The media is the message

This has been mentioned elsewhere, but I’m going to repeat it here because it boggles the mind and the fellow who wrote it represents my home state:

>Thanks to the liberal mainstream media, Americans fully understand the consequences of continuing our efforts in Iraq — both in American lives and dollars. The American people do not understand the consequences of abandoning that effort or the extreme views, goals, and intentions of the radical Islamist movement that is fueling the war in Iraq and the attacks on westerners and unbelievers throughout the world.

Read the rest here (they conflate the war in Iraq with the war against radical Islam).

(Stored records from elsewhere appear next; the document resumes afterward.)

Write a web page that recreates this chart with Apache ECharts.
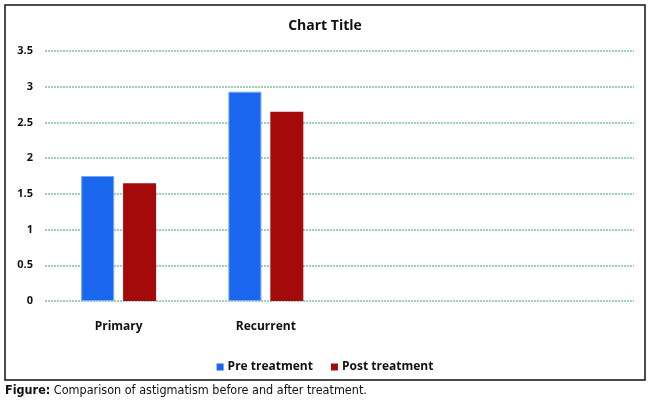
<!DOCTYPE html>
<html>
<head>
<meta charset="utf-8">
<title>Chart Title</title>
<script src="https://cdn.jsdelivr.net/npm/echarts@6/dist/echarts.min.js"></script>
<style>
  html, body {margin: 0; padding: 0; background: #fff;}
  #main {width: 650px; height: 402px;}
</style>
</head>
<body>
<div id="main"></div>
<script>
// data
var categories = ['Primary', 'Recurrent', '', ''];
var preTreatment = [1.75, 2.93, null, null];
var postTreatment = [1.65, 2.65, null, null];
var seriesNames = ['Pre treatment', 'Post treatment'];
var yTicks = {min: 0, max: 3.5, interval: 0.5};

var chart = echarts.init(document.getElementById('main'));
var labelFont = 'Open Sans';
var captionFont = '"DejaVu Sans Condensed", "Liberation Sans", sans-serif';

var option = {
  animation: false,
  title: {
    text: 'Chart Title',
    left: 'center',
    top: 14,
    textStyle: {fontFamily: labelFont, fontWeight: 'bold', fontSize: 14, color: '#111'}
  },
  legend: {
    data: seriesNames,
    left: 'center',
    top: 356,
    itemWidth: 7,
    itemHeight: 7,
    itemGap: 18,
    icon: 'rect',
    itemStyle: {borderWidth: 0},
    textStyle: {fontFamily: labelFont, fontWeight: 'bold', fontSize: 12, color: '#111', padding: [0, 0, 0, -1]}
  },
  grid: {left: 45, right: 16, top: 51, bottom: 101, containLabel: false},
  xAxis: {
    type: 'category',
    data: categories,
    axisLine: {show: false},
    axisTick: {show: false},
    axisLabel: {fontFamily: labelFont, fontWeight: 'bold', fontSize: 12, color: '#111', margin: 20}
  },
  yAxis: {
    type: 'value',
    min: yTicks.min,
    max: yTicks.max,
    interval: yTicks.interval,
    axisLine: {show: false},
    axisTick: {show: false},
    axisLabel: {fontFamily: labelFont, fontWeight: 'bold', fontSize: 11, color: '#111', margin: 12},
    splitLine: {lineStyle: {color: '#7cc39a', width: 1.5, type: [2, 1]}}
  },
  series: [
    {
      name: seriesNames[0],
      type: 'bar',
      data: preTreatment,
      barWidth: 33,
      barGap: '27%',
      itemStyle: {color: '#1a66ee', borderColor: '#6fa8ff', borderWidth: 1}
    },
    {
      name: seriesNames[1],
      type: 'bar',
      data: postTreatment,
      barWidth: 33,
      itemStyle: {color: '#a50a0a'}
    }
  ],
  graphic: [
    {
      type: 'rect',
      shape: {x: 5, y: 5, width: 640, height: 375},
      style: {fill: 'none', stroke: '#111', lineWidth: 1.5},
      silent: true
    },
    {
      type: 'text',
      left: 5,
      top: 384,
      style: {
        text: '{b|Figure:} Comparison of astigmatism before and after treatment.',
        rich: {
          b: {fontFamily: captionFont, fontWeight: 'bold', fontSize: 12.5, fill: '#111'}
        },
        font: '12.5px ' + captionFont,
        fill: '#111'
      }
    }
  ]
};

chart.setOption(option);
window.onresize = chart.resize;
</script>
</body>
</html>
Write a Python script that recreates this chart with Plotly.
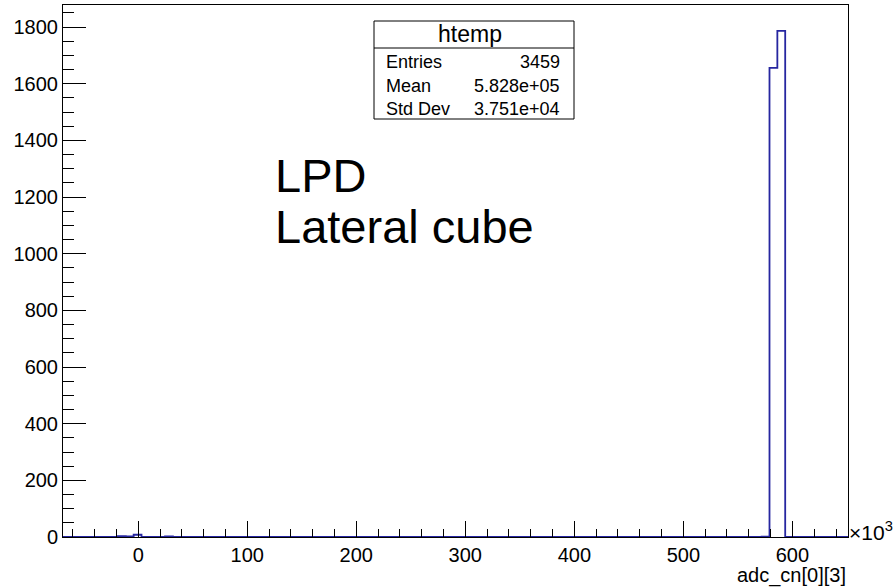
import numpy as np
import plotly.graph_objects as go

# Histogram definition (x in units of 10^3 ADC counts)
nbins = 100
x_min = -69.0
x_max = 651.0
# indices of non-empty bins and their contents
filled_bins = [7, 8, 9, 13, 89, 90, 91]
filled_counts = [3, 2, 8, 2, 1, 1656, 1787]

stats_entries = "3459"
stats_mean = "5.828e+05"
stats_std = "3.751e+04"

y_max = 1878
x_ticks = [0, 100, 200, 300, 400, 500, 600]
y_ticks = [0, 200, 400, 600, 800, 1000, 1200, 1400, 1600, 1800]

edges = np.linspace(x_min, x_max, nbins + 1)
counts = np.zeros(nbins)
counts[filled_bins] = filled_counts
# hv step outline: from 0 at left edge, along bin tops, back to 0 at right edge
step_x = [edges[0]] + list(edges[:-1]) + [edges[-1], edges[-1]]
step_y = [0] + list(counts) + [counts[-1], 0]

fig = go.Figure()
fig.add_trace(go.Scatter(
    x=step_x, y=step_y, mode="lines",
    line=dict(color="#2626a0", width=1.8, shape="hv"),
    hoverinfo="skip", showlegend=False,
))

W, H = 894, 587
L, R, T, B = 63, 848, 5, 537
pw, ph = R - L, B - T
def px(x):
    return (x - L) / pw
def py(y):
    return (B - y) / ph

font = "Liberation Sans, Arial, sans-serif"

fig.update_layout(
    width=W, height=H,
    margin=dict(l=L, r=W - R, t=T, b=H - B, pad=0, autoexpand=False),
    paper_bgcolor="white", plot_bgcolor="white",
    font=dict(family=font, color="black", size=20),
    xaxis=dict(
        range=[x_min, x_max], showgrid=False, zeroline=False,
        showline=True, mirror=True, linecolor="black", linewidth=1,
        ticks="inside", ticklen=16, tickwidth=1, tickcolor="black",
        tickvals=x_ticks, ticktext=[str(v) for v in x_ticks],
        tickfont=dict(size=20, family=font),
        minor=dict(ticks="inside", ticklen=8, dtick=20, tick0=0, tickcolor="black", tickwidth=1),
    ),
    yaxis=dict(
        range=[0, y_max], showgrid=False, zeroline=False,
        showline=True, mirror=True, linecolor="black", linewidth=1,
        ticks="inside", ticklen=23, tickwidth=1, tickcolor="black",
        tickvals=y_ticks, ticktext=[str(v) for v in y_ticks],
        tickfont=dict(size=20, family=font),
        minor=dict(ticks="inside", ticklen=11, dtick=50, tick0=0, tickcolor="black", tickwidth=1),
    ),
)

# axis title and exponent
fig.add_annotation(x=1.0, y=py(575), xref="paper", yref="paper", xanchor="right", yanchor="middle",
                   text="adc_cn[0][3]", showarrow=False, font=dict(size=20, family=font))
fig.add_annotation(x=px(847), y=py(531), xref="paper", yref="paper", xanchor="left", yanchor="middle",
                   text="×10<sup>3</sup>", showarrow=False, font=dict(size=21, family=font))

# stats box
bx0, bx1, by0, by1, bdiv = 374, 574, 21, 119, 48
fig.add_shape(type="rect", xref="paper", yref="paper", x0=px(bx0), x1=px(bx1), y0=py(by1), y1=py(by0),
              line=dict(color="black", width=1), fillcolor="white", layer="above")
fig.add_shape(type="line", xref="paper", yref="paper", x0=px(bx0), x1=px(bx1), y0=py(bdiv), y1=py(bdiv),
              line=dict(color="black", width=1), layer="above")
fig.add_annotation(x=px(470), y=py(34.5), xref="paper", yref="paper", xanchor="center",
                   yanchor="middle", text="htemp", showarrow=False, font=dict(size=23, family=font))
rows = [("Entries", stats_entries, 62.3), ("Mean", stats_mean, 86), ("Std Dev", stats_std, 109.3)]
for lab, val, yy in rows:
    fig.add_annotation(x=px(384), y=py(yy), xref="paper", yref="paper", xanchor="left", yanchor="middle",
                       text=lab, showarrow=False, font=dict(size=18, family=font))
    fig.add_annotation(x=px(562), y=py(yy), xref="paper", yref="paper", xanchor="right", yanchor="middle",
                       text=val, showarrow=False, font=dict(size=18, family=font))

# big label
fig.add_annotation(x=px(273), y=py(175.5), xref="paper", yref="paper", xanchor="left", yanchor="middle",
                   text="LPD", showarrow=False, font=dict(size=47, family=font))
fig.add_annotation(x=px(273), y=py(226), xref="paper", yref="paper", xanchor="left", yanchor="middle",
                   text="Lateral cube", showarrow=False, font=dict(size=47, family=font))

fig.write_html("out.html", config={"displayModeBar": False},
               post_script="document.body.style.margin='0';document.body.style.padding='0';")
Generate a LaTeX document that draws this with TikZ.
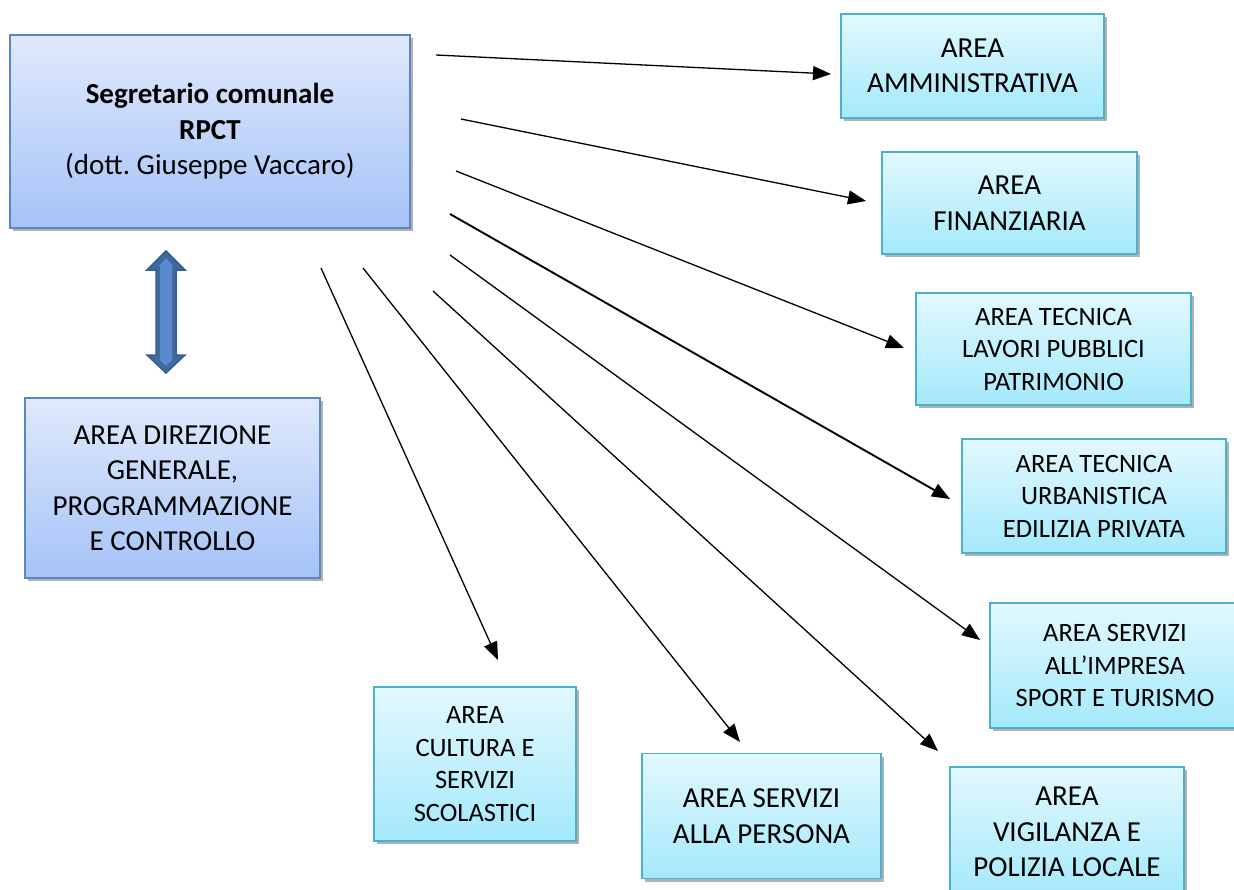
\documentclass[tikz,border=0pt]{standalone}
\usepackage{fontspec}
\setmainfont{Carlito}
\usetikzlibrary{arrows.meta,shadows}
\definecolor{bluetop}{HTML}{E0E9FC}
\definecolor{bluebot}{HTML}{A5C3F7}
\definecolor{blueedge}{HTML}{5B86C5}
\definecolor{cyantop}{HTML}{E2F8FE}
\definecolor{cyanbot}{HTML}{A4E9FB}
\definecolor{cyanedge}{HTML}{4AB0CC}
\definecolor{arrfill}{HTML}{3F6AA0}
\definecolor{arrinner}{HTML}{5A8ACB}
\definecolor{arredge}{HTML}{385D8A}
\tikzset{
  boxbase/.style={rectangle, align=center, inner sep=0pt, line width=1.3pt,
    drop shadow={shadow xshift=2.5pt, shadow yshift=-3pt, opacity=0.55, fill=black!55}},
  bluebox/.style={boxbase, draw=blueedge, top color=bluetop, bottom color=bluebot,
    font=\fontsize{29}{35.5}\selectfont},
  cyanbox/.style={boxbase, draw=cyanedge, top color=cyantop, bottom color=cyanbot,
    font=\fontsize{29}{35.5}\selectfont},
  smallfont/.style={font=\fontsize{26.5}{32.5}\selectfont},
  conn/.style={line width=1.3pt, -{Triangle[length=18pt,width=14pt]}},
}
\begin{document}
\frenchspacing
\begin{tikzpicture}[x=1pt,y=-1pt]
\clip (0,0) rectangle (1234,889);
\fill[white] (0,0) rectangle (1234,889);

\node[bluebox, minimum width=400pt, minimum height=193pt] (seg) at (210,131.5)
  {\textbf{Segretario comunale}\\\textbf{RPCT}\\(dott.\ Giuseppe Vaccaro)};
\node[bluebox, minimum width=295pt, minimum height=180pt] (dir) at (172.5,488)
  {AREA DIREZIONE\\GENERALE,\\PROGRAMMAZIONE\\E CONTROLLO};

\node[cyanbox, minimum width=263pt, minimum height=104pt] (amm) at (972.5,66)
  {AREA\\AMMINISTRATIVA};
\node[cyanbox, minimum width=255pt, minimum height=102pt] (fin) at (1009.5,203)
  {AREA\\FINANZIARIA};
\node[cyanbox, smallfont, minimum width=275pt, minimum height=112pt] (lav) at (1053.5,349)
  {AREA TECNICA\\LAVORI PUBBLICI\\PATRIMONIO};
\node[cyanbox, smallfont, minimum width=264pt, minimum height=114pt] (urb) at (1094,496)
  {AREA TECNICA\\URBANISTICA\\EDILIZIA PRIVATA};
\node[cyanbox, smallfont, minimum width=250pt, minimum height=125pt] (imp) at (1115,665.5)
  {AREA SERVIZI\\ALL’IMPRESA\\SPORT E TURISMO};
\node[cyanbox, minimum width=234pt, minimum height=130pt] (vig) at (1067,832)
  {AREA\\VIGILANZA E\\POLIZIA LOCALE};
\node[cyanbox, minimum width=239pt, minimum height=125pt] (per) at (761.5,816)
  {AREA SERVIZI\\ALLA PERSONA};
\node[cyanbox, smallfont, minimum width=202pt, minimum height=154pt] (cul) at (475,764)
  {AREA\\CULTURA E\\SERVIZI\\SCOLASTICI};

% double block arrow
\filldraw[fill=arrfill, draw=arredge, line width=1.5pt, line join=miter]
  (166,251) -- (185,270) -- (176,270) -- (176,355) -- (185,355) -- (166,373)
  -- (147,355) -- (156,355) -- (156,270) -- (147,270) -- cycle;
\fill[arrinner] (166,258) -- (173,266) -- (172,266) -- (172,359) -- (173,359)
  -- (166,366) -- (159,359) -- (160,359) -- (160,266) -- (159,266) -- cycle;

% connector start and end points
\coordinate (s1) at (436,55);   \coordinate (e1) at (831,74);
\coordinate (s2) at (461,119);  \coordinate (e2) at (866,201);
\coordinate (s3) at (456,171);  \coordinate (e3) at (904,348);
\coordinate (s4) at (450,214);  \coordinate (e4) at (950,499);
\coordinate (s5) at (450,255);  \coordinate (e5) at (980,640);
\coordinate (s6) at (433,291);  \coordinate (e6) at (938,751);
\coordinate (s7) at (363,268);  \coordinate (e7) at (740,742);
\coordinate (s8) at (321,268);  \coordinate (e8) at (498,660);

\draw[conn] (s1) -- (e1);
\draw[conn] (s2) -- (e2);
\draw[conn] (s3) -- (e3);
\draw[conn, line width=1.9pt] (s4) -- (e4);
\draw[conn] (s5) -- (e5);
\draw[conn] (s6) -- (e6);
\draw[conn] (s7) -- (e7);
\draw[conn] (s8) -- (e8);
\end{tikzpicture}
\end{document}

The strangest thing about this passage however is how sloppily they make the causal claim. They should remember that the liberal media misinforms people, not the other way around. Unless they really mean that it’s good that people are informed. If this is the case, then they ought to put a “but” at the beginning of the next sentence.

2 thoughts on “The media is the message”

  1. I do think the authors of the paper have a point. I think that whether the reporting is labeled as ‘liberal’ or not the truth is out. I also think that it is fair to point out that the authors are wanting to ignore the facts and argue on the potential for long term problems. Is it not true that people that are perceived to be radical Islamist by the ‘liberal’ media are ‘fueling’ the war in Iraq and Afghanistan? Is it not true that a man regarded by the ‘liberal’ media is in control of Iran and wants Nuclear potential whether it is for power or weapons? It seems that the authors of the paper have a point and a warrant to ‘conflate’ the war in Iraq with the war on militant Islam. Whether they have made a case or can make a case needs to be seen, but I think it is there to be made. I think the case can be made that ‘hindsight is 20/20’ and Americans were too ready to believe what they were being told, and that those interpreting the data were too eager to interpret it in the worst way. I think the war in Iraq has gotten out of hand because of a long standing desire to seize a window of opportunity to ‘change the regime’ in Iraq resulted in a hasty, poorly considered action. I think that the quagmire that America is in now was brought on by a lack of foresight, understanding and oversimplification about that region. In any case I think that the dialogue about the war in Iraq should be changed to reflect the new context that it seems to have taken, to include the facts presented by the ‘liberal media’ and the potential for continued problems in the region promoted by the ‘hawkish right-wing’. I think America ‘opened up the whole can of whoop-a**’ and now doesn’t know how to deal with it. In my view a shift in the context of discussion to say that the war in Iraq is not so much about Iraq anymore as it is a war between cultures is warranted. I think that the question of whether the war in Iraq is right or wrong, warranted or not is better left to decide after it has been resolved, but in my view the resolution must necessarily consider the problem of ‘Radical Islamists’ because I think it is likely that this is chronic rather than acute.

  2. The two fellows who authored the piece have confused the usual media critique of the Republican party. For them, the liberal media distorts and misinforms. Here they said on account of the liberal media, people are informed. That’s quite unusual. As to your other point, now of course there are radical Islamists in Iraq. They weren’t there to begin with. But they’re there on account of our imprudent course of action. As many suggested before the war–many, by the way, who were vilified as cowards and traitors–a war in Iraq would strengthen Iran and Syria. It turns out they were right.